12. (S) Vatikiotis was doubtful that Chavalit's efforts would
succeed on their own, particularly given the reality of a
mass-based insurgency taking on a life of its own. The
insurgents involved in the HDC-hosted talks admitted they
could only control about 80 percent of the violence, and some
of the Muslim on Buddhist attacks were occurring out of a
professed hatred of Thais - a much stronger sentiment that
had been in play previously. Vatikiotis mused that symbols
mattered more than reality to both sides; he cited the
freedom of Thai (Muslim Malay) Imams to deliver Friday
sermons in the South without preclearance from security
officials, and Yala Islamic College's open propagation of
Wahhabist ideology, as greater cultural-religious space than
existed across the border in Malaysia itself.

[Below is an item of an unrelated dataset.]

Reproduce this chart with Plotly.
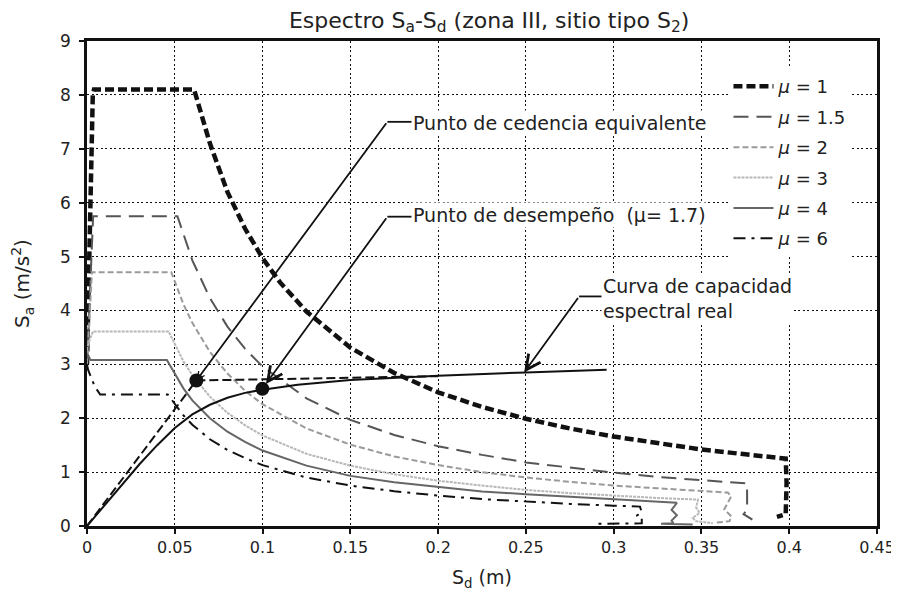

What was going on in Bogor? A second look
--------------


13. (C) Democratic Party MP Samai Chareonchang, the Muslim
chairman of the House Standing Committee on Social Welfare
and former Head of the Bangkok Islamic Committee, claimed to
us during a POL-hosted iftar dinner September 25 that DPM
Chavalit was behind the "peace talks" hosted by Indonesian VP
Kalla in Bogor, Indonesia September 20-21, an allegation we
had heard previously (ref b). Samai claimed that the lead
southern representative in the talks, Dot Wan, was a known
long-time Chavalit associate via the Wadah political faction.



14. (S) In contrast, Chavalit claimed to Ambassador October 1
that the Bogor talks were "Samak,s effort, along with Privy
Councilor Palakorn," and involved a BRN-C figure, but "not
someone in control." Noting multiple channels being opened
"by my friends" to try to solve the problems in the South, he
asserted that none were coordinated - Chetta's deal with a
PULO element, the Bogor talks, his own initiative, or the
HDC-hosted secret peace process (ref c).


15. (S) Jakarta-based HDC rep Vatikiotis told us October 1
that he believed the publicity and confusion surrounding the
Bogor talks was the result of tension between the offices of
the Indonesian President and Vice President. Presidential
adviser Dino Djalal thought that the President, not Kalla,
should take credit, and issued a preemptive press statement.
Notwithstanding a pledge to the Thai parties involved to keep
the talks low-key, Kalla then called in news agencies and
cameras to record the session. Vatikiotis' key MFA contact,
Desrah Pachaya, confessed to him later that the MFA had no
idea what was going on. Pachaya told Vatikiotis that the
Indonesians thought the Thai "government representative,"
retired General Kwanchart, represented a Deputy Prime
Minister, but were not sure which one, and they did not
realize Kwanchart was already retired. Vatikiotis told us
that the insurgents involved in the HDC talks were irritated
by free-lance efforts like Chetta's and at Bogor because the
publicity confused their people on the ground in southern
Thailand and led to internal second-guessing.